**INFORMATION SHOWN**
:::::

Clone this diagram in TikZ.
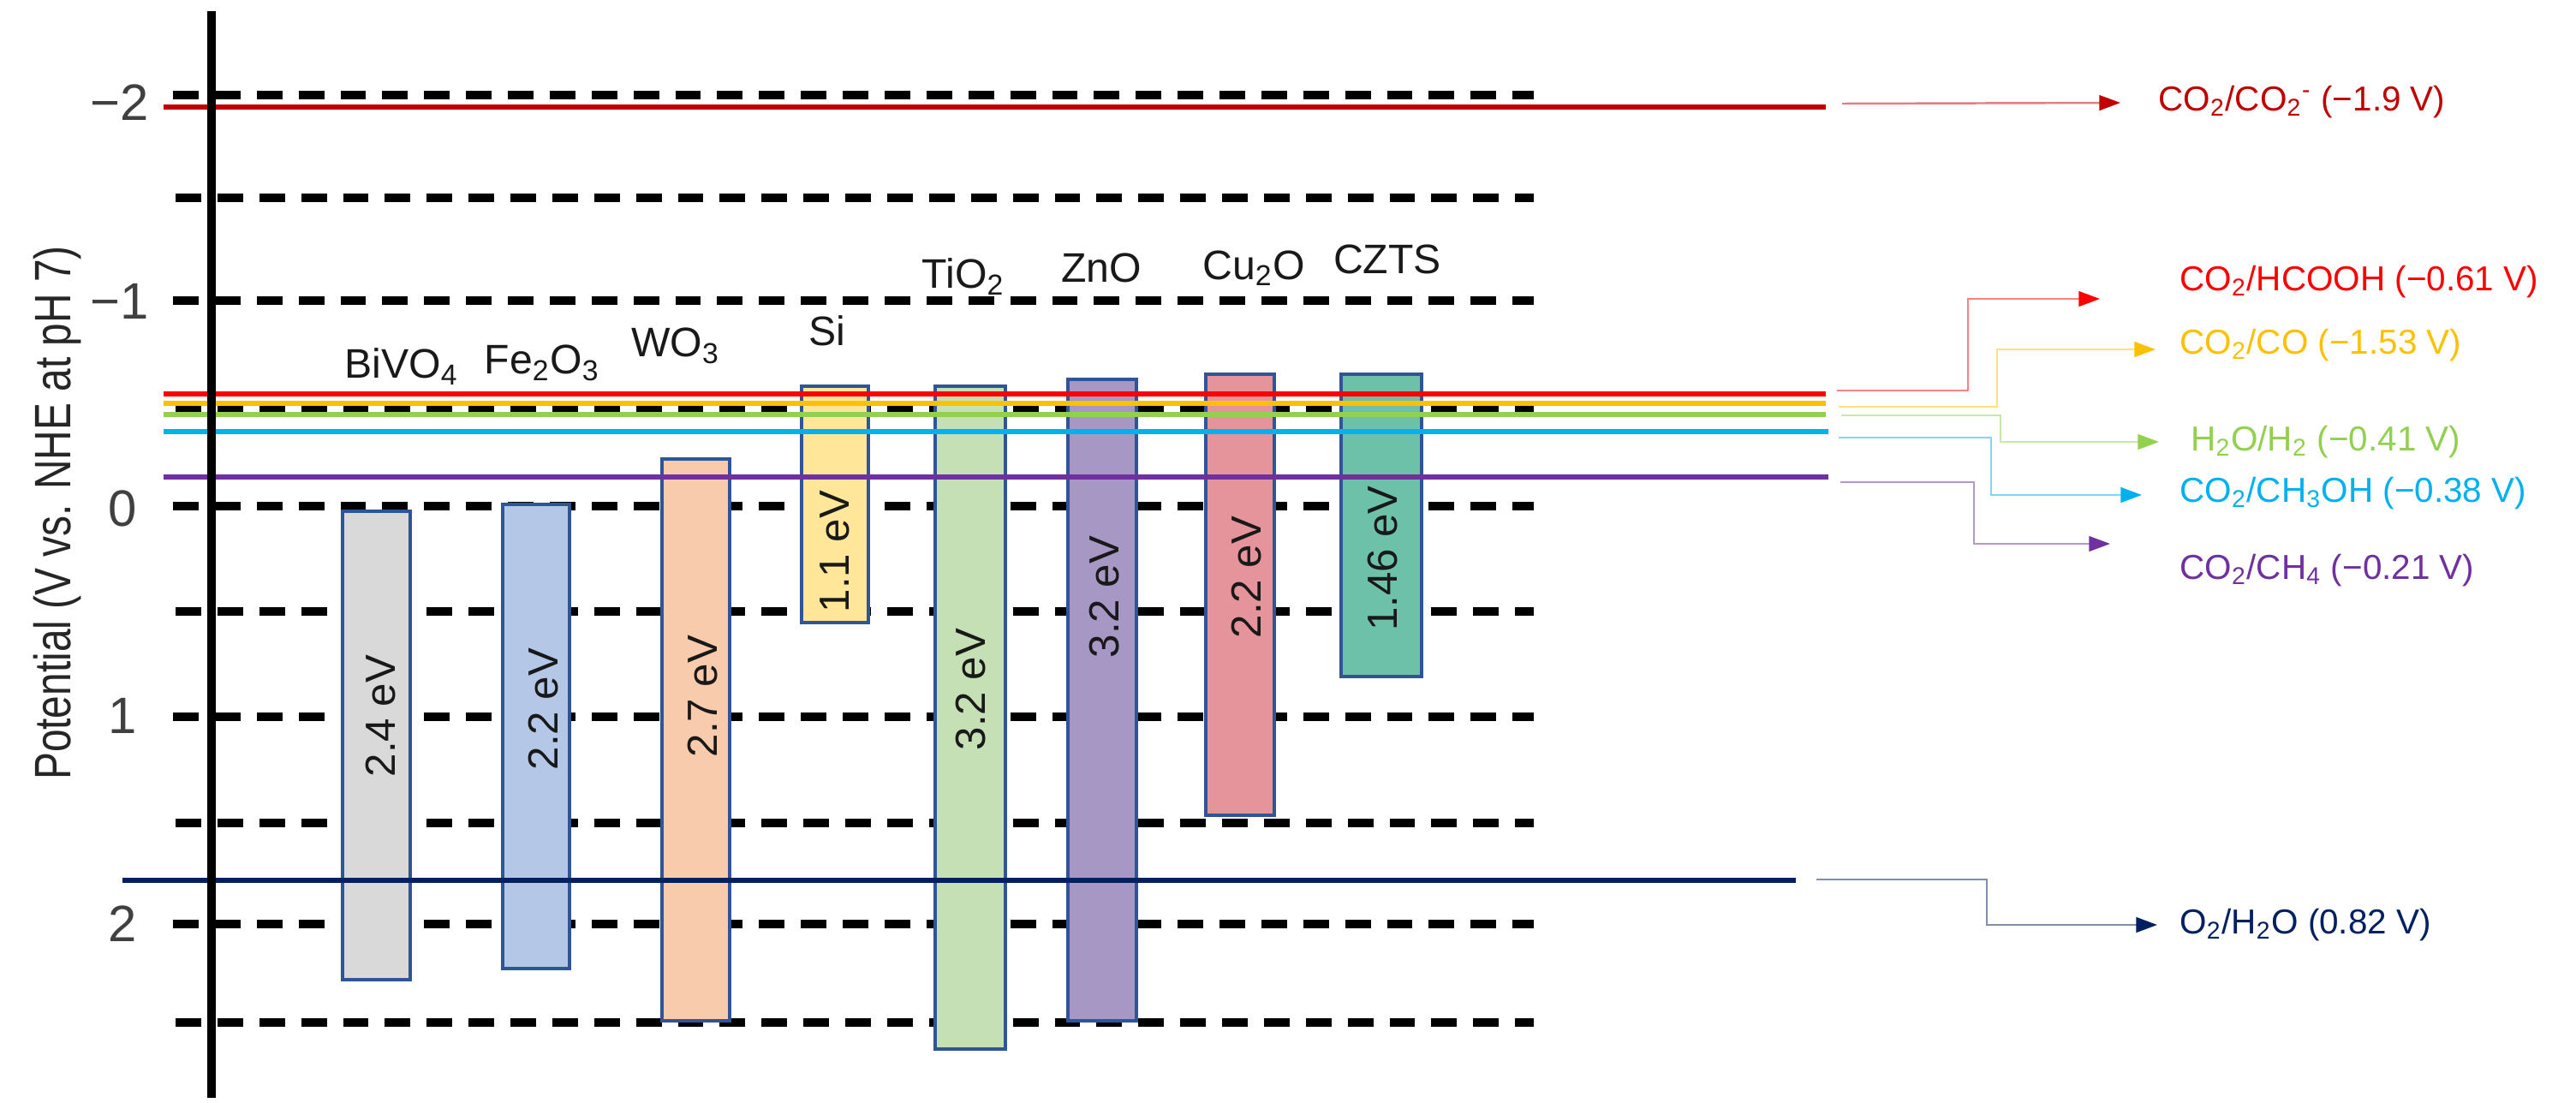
\documentclass[tikz,border=0pt]{standalone}
\usepackage{fontspec}
\setmainfont{Liberation Sans}
\usetikzlibrary{arrows.meta}
\definecolor{cdred}{HTML}{C00000}
\definecolor{cred}{HTML}{FF0000}
\definecolor{corange}{HTML}{FFC000}
\definecolor{cgreen}{HTML}{92D050}
\definecolor{cblue}{HTML}{00B0F0}
\definecolor{cpurple}{HTML}{7030A0}
\definecolor{cnavy}{HTML}{002060}
\definecolor{bedge}{HTML}{2F5597}
\begin{document}
\begin{tikzpicture}[x=0.01cm,y=-0.01cm,
  grid/.style={line width=2.6pt,dash pattern=on 8.5pt off 5.4pt},
  level/.style={line width=1.5pt},
  conn/.style={line width=0.7pt,draw=#1!50,-{Triangle[length=7pt,width=5pt,color=#1]}},
  bar/.style={draw=bedge,line width=0.9pt},
  blab/.style={rotate=90,font=\fontsize{14}{16}\selectfont,text=black!90},
  mlab/.style={font=\fontsize{13.7}{16}\selectfont,text=black!90},
  tick/.style={anchor=east,font=\fontsize{17}{20}\selectfont,text=black!75},
  rlab/.style={anchor=west,font=\fontsize{11.5}{14}\selectfont}]
\useasboundingbox (0,0) rectangle (3008,1288);
% grid
\foreach \yy in {111,351,591,837,1079}{\draw[grid] (202,\yy) -- (1791,\yy);}
\foreach \yy in {231,476,714,961,1194}{\draw[grid] (205,\yy) -- (1791,\yy);}
% ticks
\node[tick] (t-2) at (186,120) {−2};
\node[tick] (t-1) at (186,352) {−1};
\node[tick] (t0) at (172,594) {0};
\node[tick] (t1) at (172,836) {1};
\node[tick] (t2) at (172,1079) {2};
\node[rotate=90,font=\fontsize{17}{20}\selectfont,xscale=0.8,transform shape,text=black!85] (ylab) at (67,599) {Potential (V vs. NHE at pH 7)};
% bars
\draw[bar,fill={rgb,255:red,217;green,217;blue,217}] (400,597) rectangle (479,1144);
\draw[bar,fill={rgb,255:red,180;green,199;blue,231}] (587,589) rectangle (665,1131);
\draw[bar,fill={rgb,255:red,248;green,203;blue,173}] (773,536) rectangle (852,1192);
\draw[bar,fill={rgb,255:red,255;green,230;blue,153}] (936,451) rectangle (1014,727);
\draw[bar,fill={rgb,255:red,197;green,224;blue,180}] (1092,451) rectangle (1174,1225);
\draw[bar,fill={rgb,255:red,167;green,151;blue,196}] (1247,443) rectangle (1327,1192);
\draw[bar,fill={rgb,255:red,230;green,148;blue,156}] (1408,437) rectangle (1488,952);
\draw[bar,fill={rgb,255:red,109;green,193;blue,169}] (1566,437) rectangle (1660,790);
\node[blab] (g1) at (445,836) {2.4 eV};
\node[blab] (g2) at (635,828) {2.2 eV};
\node[blab] (g3) at (821,813) {2.7 eV};
\node[blab] (g4) at (975,644) {1.1 eV};
\node[blab] (g5) at (1134,805) {3.2 eV};
\node[blab] (g6) at (1290,697) {3.2 eV};
\node[blab] (g7) at (1456,674) {2.2 eV};
\node[blab] (g8) at (1615,652) {1.46 eV};
% material labels
\node[mlab] (m1) at (469,428) {BiVO\textsubscript{4}};
\node[mlab] (m2) at (633,424) {Fe\textsubscript{2}O\textsubscript{3}};
\node[mlab] (m3) at (789,404) {WO\textsubscript{3}};
\node[mlab] (m4) at (966,386) {Si};
\node[mlab] (m5) at (1125,323) {TiO\textsubscript{2}};
\node[mlab] (m6) at (1286,313) {ZnO};
\node[mlab] (m7) at (1464,313) {Cu\textsubscript{2}O};
\node[mlab] (m8) at (1620,303) {CZTS};
% levels
\draw[level,cdred] (191,125) -- (2132,125);
\draw[level,cred] (191,460) -- (2132,460);
\draw[level,corange] (191,471) -- (2132,471);
\draw[level,cgreen] (191,484) -- (2132,484);
\draw[level,cblue] (191,504) -- (2135,504);
\draw[level,cpurple] (191,557) -- (2135,557);
\draw[level,cnavy] (143,1028) -- (2097,1028);
% axis
\draw[line width=2.85pt] (247,13) -- (247,1282);
% right labels
\node[rlab,text=cdred] (l1) at (2508,119) {CO\textsubscript{2}/CO\textsubscript{2}\textsuperscript{-} (−1.9 V)};
\node[rlab,text=cred] (l2) at (2533,329) {CO\textsubscript{2}/HCOOH (−0.61 V)};
\node[rlab,text=corange] (l3) at (2533,403) {CO\textsubscript{2}/CO (−1.53 V)};
\node[rlab,text=cgreen] (l4) at (2546,516) {H\textsubscript{2}O/H\textsubscript{2} (−0.41 V)};
\node[rlab,text=cblue] (l5) at (2533,576) {CO\textsubscript{2}/CH\textsubscript{3}OH (−0.38 V)};
\node[rlab,text=cpurple] (l6) at (2533,666) {CO\textsubscript{2}/CH\textsubscript{4} (−0.21 V)};
\node[rlab,text=cnavy] (l7) at (2533,1080) {O\textsubscript{2}/H\textsubscript{2}O (0.82 V)};
% connectors
\coordinate (s1) at (2151,121); \coordinate (e1) at (2476,120);
\coordinate (s2) at (2145,456); \coordinate (e2) at (2452,349);
\coordinate (s3) at (2147,475); \coordinate (e3) at (2517,408);
\coordinate (s4) at (2150,485); \coordinate (e4) at (2521,516);
\coordinate (s5) at (2147,511); \coordinate (e5) at (2501,578);
\coordinate (s6) at (2149,563); \coordinate (e6) at (2464,635);
\coordinate (s7) at (2121,1027); \coordinate (e7) at (2519,1080);
\draw[conn=cdred] (s1) -- (e1);
\draw[conn=cred] (s2) -- (2298,456) |- (e2);
\draw[conn=corange] (s3) -- (2332,475) |- (e3);
\draw[conn=cgreen] (s4) -- (2336,485) |- (e4);
\draw[conn=cblue] (s5) -- (2325,511) |- (e5);
\draw[conn=cpurple] (s6) -- (2305,563) |- (e6);
\draw[conn=cnavy] (s7) -- (2320,1027) |- (e7);
\end{tikzpicture}
\end{document}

:::::

**WHAT NEEDS TO BE DONE**
Make an exact copy of the data above, pictures excluded.

**EXERCISE RESPONSE**
Clone this diagram in TikZ.
\documentclass[tikz,border=0pt]{standalone}
\usepackage{fontspec}
\setmainfont{Liberation Sans}
\usetikzlibrary{arrows.meta}
\definecolor{cdred}{HTML}{C00000}
\definecolor{cred}{HTML}{FF0000}
\definecolor{corange}{HTML}{FFC000}
\definecolor{cgreen}{HTML}{92D050}
\definecolor{cblue}{HTML}{00B0F0}
\definecolor{cpurple}{HTML}{7030A0}
\definecolor{cnavy}{HTML}{002060}
\definecolor{bedge}{HTML}{2F5597}
\begin{document}
\begin{tikzpicture}[x=0.01cm,y=-0.01cm,
  grid/.style={line width=2.6pt,dash pattern=on 8.5pt off 5.4pt},
  level/.style={line width=1.5pt},
  conn/.style={line width=0.7pt,draw=#1!50,-{Triangle[length=7pt,width=5pt,color=#1]}},
  bar/.style={draw=bedge,line width=0.9pt},
  blab/.style={rotate=90,font=\fontsize{14}{16}\selectfont,text=black!90},
  mlab/.style={font=\fontsize{13.7}{16}\selectfont,text=black!90},
  tick/.style={anchor=east,font=\fontsize{17}{20}\selectfont,text=black!75},
  rlab/.style={anchor=west,font=\fontsize{11.5}{14}\selectfont}]
\useasboundingbox (0,0) rectangle (3008,1288);
% grid
\foreach \yy in {111,351,591,837,1079}{\draw[grid] (202,\yy) -- (1791,\yy);}
\foreach \yy in {231,476,714,961,1194}{\draw[grid] (205,\yy) -- (1791,\yy);}
% ticks
\node[tick] (t-2) at (186,120) {−2};
\node[tick] (t-1) at (186,352) {−1};
\node[tick] (t0) at (172,594) {0};
\node[tick] (t1) at (172,836) {1};
\node[tick] (t2) at (172,1079) {2};
\node[rotate=90,font=\fontsize{17}{20}\selectfont,xscale=0.8,transform shape,text=black!85] (ylab) at (67,599) {Potential (V vs. NHE at pH 7)};
% bars
\draw[bar,fill={rgb,255:red,217;green,217;blue,217}] (400,597) rectangle (479,1144);
\draw[bar,fill={rgb,255:red,180;green,199;blue,231}] (587,589) rectangle (665,1131);
\draw[bar,fill={rgb,255:red,248;green,203;blue,173}] (773,536) rectangle (852,1192);
\draw[bar,fill={rgb,255:red,255;green,230;blue,153}] (936,451) rectangle (1014,727);
\draw[bar,fill={rgb,255:red,197;green,224;blue,180}] (1092,451) rectangle (1174,1225);
\draw[bar,fill={rgb,255:red,167;green,151;blue,196}] (1247,443) rectangle (1327,1192);
\draw[bar,fill={rgb,255:red,230;green,148;blue,156}] (1408,437) rectangle (1488,952);
\draw[bar,fill={rgb,255:red,109;green,193;blue,169}] (1566,437) rectangle (1660,790);
\node[blab] (g1) at (445,836) {2.4 eV};
\node[blab] (g2) at (635,828) {2.2 eV};
\node[blab] (g3) at (821,813) {2.7 eV};
\node[blab] (g4) at (975,644) {1.1 eV};
\node[blab] (g5) at (1134,805) {3.2 eV};
\node[blab] (g6) at (1290,697) {3.2 eV};
\node[blab] (g7) at (1456,674) {2.2 eV};
\node[blab] (g8) at (1615,652) {1.46 eV};
% material labels
\node[mlab] (m1) at (469,428) {BiVO\textsubscript{4}};
\node[mlab] (m2) at (633,424) {Fe\textsubscript{2}O\textsubscript{3}};
\node[mlab] (m3) at (789,404) {WO\textsubscript{3}};
\node[mlab] (m4) at (966,386) {Si};
\node[mlab] (m5) at (1125,323) {TiO\textsubscript{2}};
\node[mlab] (m6) at (1286,313) {ZnO};
\node[mlab] (m7) at (1464,313) {Cu\textsubscript{2}O};
\node[mlab] (m8) at (1620,303) {CZTS};
% levels
\draw[level,cdred] (191,125) -- (2132,125);
\draw[level,cred] (191,460) -- (2132,460);
\draw[level,corange] (191,471) -- (2132,471);
\draw[level,cgreen] (191,484) -- (2132,484);
\draw[level,cblue] (191,504) -- (2135,504);
\draw[level,cpurple] (191,557) -- (2135,557);
\draw[level,cnavy] (143,1028) -- (2097,1028);
% axis
\draw[line width=2.85pt] (247,13) -- (247,1282);
% right labels
\node[rlab,text=cdred] (l1) at (2508,119) {CO\textsubscript{2}/CO\textsubscript{2}\textsuperscript{-} (−1.9 V)};
\node[rlab,text=cred] (l2) at (2533,329) {CO\textsubscript{2}/HCOOH (−0.61 V)};
\node[rlab,text=corange] (l3) at (2533,403) {CO\textsubscript{2}/CO (−1.53 V)};
\node[rlab,text=cgreen] (l4) at (2546,516) {H\textsubscript{2}O/H\textsubscript{2} (−0.41 V)};
\node[rlab,text=cblue] (l5) at (2533,576) {CO\textsubscript{2}/CH\textsubscript{3}OH (−0.38 V)};
\node[rlab,text=cpurple] (l6) at (2533,666) {CO\textsubscript{2}/CH\textsubscript{4} (−0.21 V)};
\node[rlab,text=cnavy] (l7) at (2533,1080) {O\textsubscript{2}/H\textsubscript{2}O (0.82 V)};
% connectors
\coordinate (s1) at (2151,121); \coordinate (e1) at (2476,120);
\coordinate (s2) at (2145,456); \coordinate (e2) at (2452,349);
\coordinate (s3) at (2147,475); \coordinate (e3) at (2517,408);
\coordinate (s4) at (2150,485); \coordinate (e4) at (2521,516);
\coordinate (s5) at (2147,511); \coordinate (e5) at (2501,578);
\coordinate (s6) at (2149,563); \coordinate (e6) at (2464,635);
\coordinate (s7) at (2121,1027); \coordinate (e7) at (2519,1080);
\draw[conn=cdred] (s1) -- (e1);
\draw[conn=cred] (s2) -- (2298,456) |- (e2);
\draw[conn=corange] (s3) -- (2332,475) |- (e3);
\draw[conn=cgreen] (s4) -- (2336,485) |- (e4);
\draw[conn=cblue] (s5) -- (2325,511) |- (e5);
\draw[conn=cpurple] (s6) -- (2305,563) |- (e6);
\draw[conn=cnavy] (s7) -- (2320,1027) |- (e7);
\end{tikzpicture}
\end{document}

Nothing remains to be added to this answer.